1. The problem statement, all variables and given/known data

In the figure, all 3 blocks have the same mass. A force pulls the system along the frictionless floor and the 3 blocks all move together in unison.

If the coefficient of static friction between pairs of blocks is the same, compare the magnitudes of net static friction on each block.

2. Relevant equations

Newton's 2nd and the definition of friction: f = mu*Normal

3. The attempt at a solution

Here is a Free Body Diagram of each block:

Each pair of blocks has a Newton's 3rd Law reaction pair acting on each face whose magnitude is equal to mu*Normal force.

From Block A

$$f_{AB}=\mu*N_A = \mu mg$$

From Block B

$$f_{BC} = \mu*N_B = 2\mu mg$$

Therefore the net force from friction on A is given by:

$$f_{A,Net}=f_{AB} = \mu mg$$

The net force from friction on B is given by:

$$f_{B,Net} = f_{BC} - f_{AB} = \mu mg$$

The net force from friction on C is given by:

$$f_{C,Net}=f_{BC} = 2\mu mg$$

Therefore:

$$f_{A,Net} = f_{B,Net} = \frac{1}{2}f_{C,Net}$$

I am convinced this is correct, but the answer is supposedly supposed to be:

$$f_{A,Net} = \frac{1}{2}f_{B,Net} \text{ and } f_{C,Net} = 0$$

which to me makes no sense. If the NET friction on C was zero, then that would be equivalent to saying there is no friction between blocks C and B which clearly is not true, else block C would accelerate with respect to block B (they would not 'stick' together).

Thoughts from the jury?

2. Oct 27, 2009

### PhanthomJay

Re: Friction

Yes, your comparison of net static friction forces is correct, which apparently the problem has asked for, but the solution seems to give not the net friction forces acting on each block, but rather, f_ab, f_bc, and F_floor on C (the latter of which is 0, frictionless), giving a right answer to a wrong question. But also remember that the staic friction force is not usually uN, but often, less than uN. But the comparison of friction forces works out ok, regardless.

3. Oct 28, 2009

Re: Friction

Yes, I thought that he might be giving the frictional forces in between surfaces only.

The problem is poorly worded in my opinion. You are correct that it is only mu*N when it is fMAX,static. How else could one make a comparison between fstatic? I am just curious.
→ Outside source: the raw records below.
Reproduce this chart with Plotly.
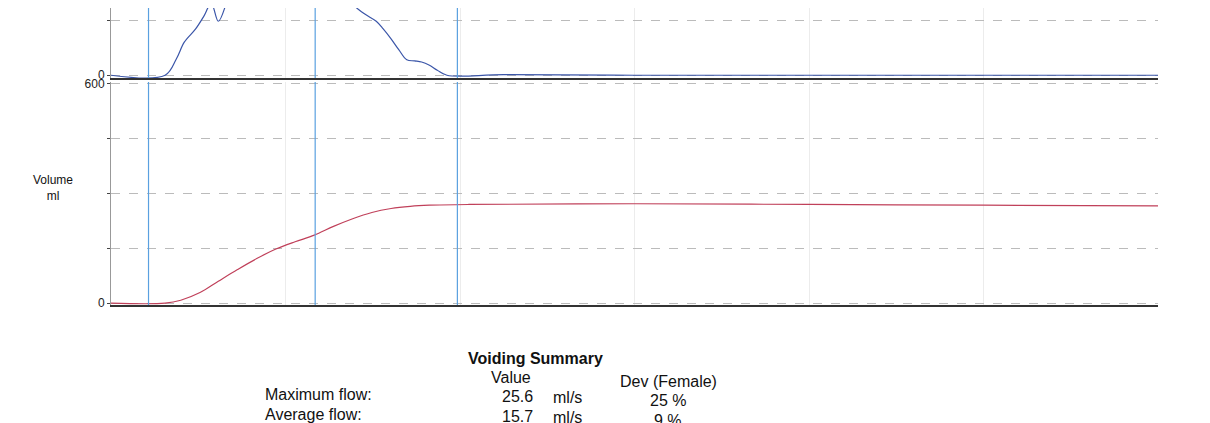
import plotly.graph_objects as go
from plotly.subplots import make_subplots

# flow curve (ml/s) vs time (s); peak is off the top of the cropped page
flow_t = [0, 6.2, 7.5, 8.4, 9.7, 10.6, 11.5, 12.3, 13.2, 15, 18, 20, 23, 26, 27.7,
          29, 30.4, 31.2, 32.1, 33.0, 33.9, 34.8, 35.6, 36.5, 37.4, 38.5, 45, 60, 80, 100, 120]
flow_v = [0, 0, 1.5, 3.0, 4.2, 5.3, 6.5, 4.9, 6.5, 12, 22, 25.6, 20, 10, 6.5,
          5.6, 4.9, 4.2, 3.3, 2.3, 1.4, 1.3, 1.2, 0.9, 0.45, 0, 0.05, 0, 0, 0, 0]

# volume curve (ml)
vol_t = [0, 6.2, 8, 10.2, 12.3, 14.5, 16.7, 18.9, 21.1, 23.3, 25.5, 27.7, 29.9,
         32.1, 34.3, 36.5, 41, 60, 80, 100, 120]
vol_v = [0, 0, 8, 29, 60, 92, 122, 148, 168, 186, 210, 231, 248,
         259, 265, 268, 270, 272, 270, 268, 266]

markers = [4.3, 23.4, 39.7]

summary_rows = ["Maximum flow:", "Average flow:", "Voiding time:"]
summary_vals = ["25.6", "15.7", ""]
summary_units = ["ml/s", "ml/s", ""]
summary_dev = ["25 %", "9 %", ""]

H = 423.0
def py(px):
    return 1 - px / H

fig = make_subplots(rows=2, cols=1, shared_xaxes=True)
fig.add_trace(go.Scatter(x=flow_t, y=flow_v, mode="lines", line_shape="spline",
                         line=dict(color="#3a55a8", width=1.2)), row=1, col=1)
fig.add_trace(go.Scatter(x=vol_t, y=vol_v, mode="lines", line_shape="spline",
                         line=dict(color="#c0405a", width=1.2)), row=2, col=1)

for m in markers:
    for r in (1, 2):
        fig.add_vline(x=m, line=dict(color="#5aa0e0", width=1.2), row=r, col=1)

grid_x = [20, 40, 60, 80, 100]
for axis in ("xaxis", "xaxis2"):
    fig.layout[axis].update(range=[0, 120], tickvals=grid_x, showticklabels=False,
                            showgrid=True, gridcolor="#ececec", zeroline=False,
                            showline=True, linecolor="#333", linewidth=2, ticks="",
                            automargin=False)

fig.update_layout(
    xaxis=dict(domain=[103 / 1210, 1150 / 1210]),
    xaxis2=dict(domain=[103 / 1210, 1150 / 1210]),
    yaxis=dict(domain=[py(70), 1], range=[-0.25, 6.1], tickvals=[0, 5], ticktext=["0", ""],
               showgrid=True, gridcolor="#bbb", griddash="dash", zeroline=False,
               showline=True, linecolor="#999", ticks="outside", ticklen=3,
               automargin=False, tickfont=dict(size=12)),
    yaxis2=dict(domain=[py(297), py(74)], range=[-5, 605], tickvals=[0, 150, 300, 450, 600],
                ticktext=["0", "", "", "", "600"], showgrid=True, gridcolor="#bbb",
                griddash="dash", zeroline=False, showline=True, linecolor="#999",
                ticks="outside", ticklen=3, automargin=False, tickfont=dict(size=12)),
    font=dict(family="Liberation Sans, Arial", size=12, color="#222"),
    paper_bgcolor="white", plot_bgcolor="white", showlegend=False,
    margin=dict(l=0, r=0, t=0, b=0, pad=0), width=1210, height=423,
)

ann = [
    dict(x=45, y=180, text="Volume<br>ml", xanchor="center", size=12),
    dict(x=527, y=350, text="<b>Voiding Summary</b>", xanchor="center", size=16),
    dict(x=503, y=369, text="Value", xanchor="center", size=16),
    dict(x=660, y=373, text="Dev (Female)", xanchor="center", size=16),
]
for i, row in enumerate(summary_rows):
    y0 = 386 + 20 * i
    ann.append(dict(x=255, y=y0, text=row, xanchor="left", size=16))
    ann.append(dict(x=527, y=y0 + 2, text=summary_vals[i], xanchor="right", size=16))
    ann.append(dict(x=543, y=y0 + 3, text=summary_units[i], xanchor="left", size=16))
    ann.append(dict(x=660, y=y0 + 6, text=summary_dev[i], xanchor="center", size=16))

for a in ann:
    fig.add_annotation(x=a["x"] / 1210, y=py(a["y"]), xref="paper", yref="paper",
                       text=a["text"], showarrow=False, xanchor=a["xanchor"],
                       yanchor="middle", font=dict(size=a["size"], color="#111"))

fig.write_html("out.html")
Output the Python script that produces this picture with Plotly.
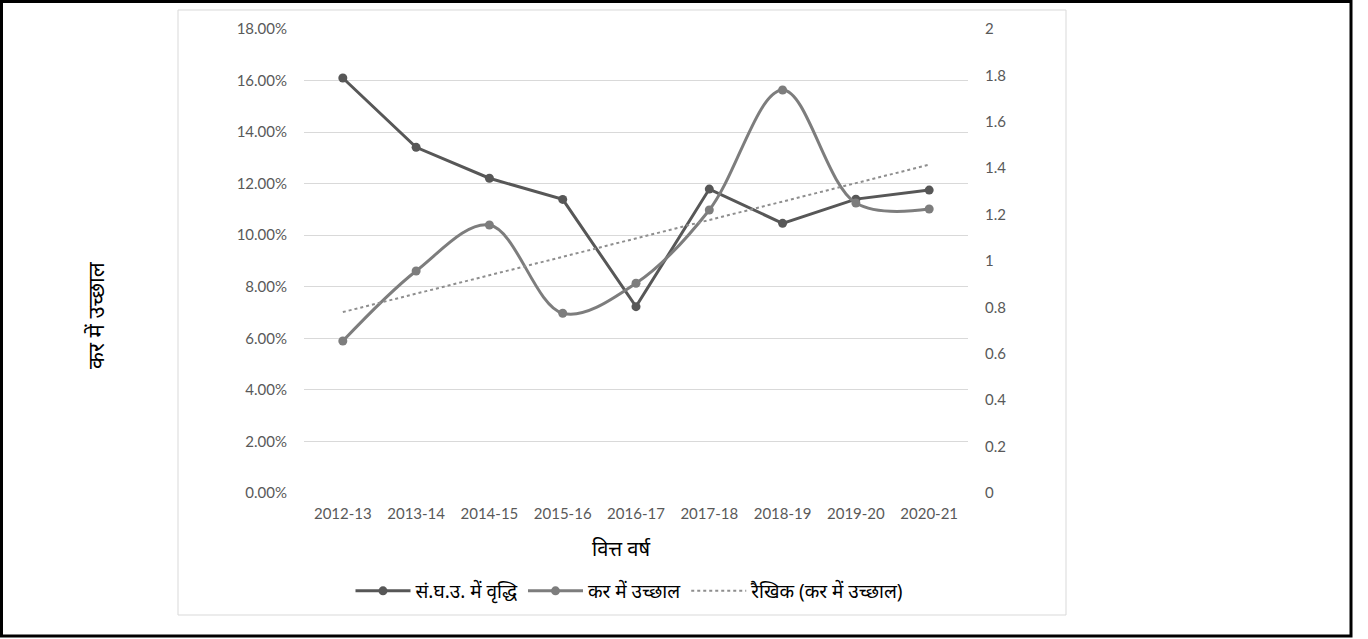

I am just wondering if there is some other technique that I may have missed?

4. Oct 28, 2009

### PhanthomJay

Re: Friction

Since the acceleration of all blocks are the same, you could try
f_ab = ma
f_bc -f_ab =ma

Which shows that the net friction force on the top and middle blocks are equal, and that since from the 2nd equation f_bc = ma + f_ab , then plugging eq. 1 into eq. 2, f_bc = 2f_ab. I don't like the problem wording, either.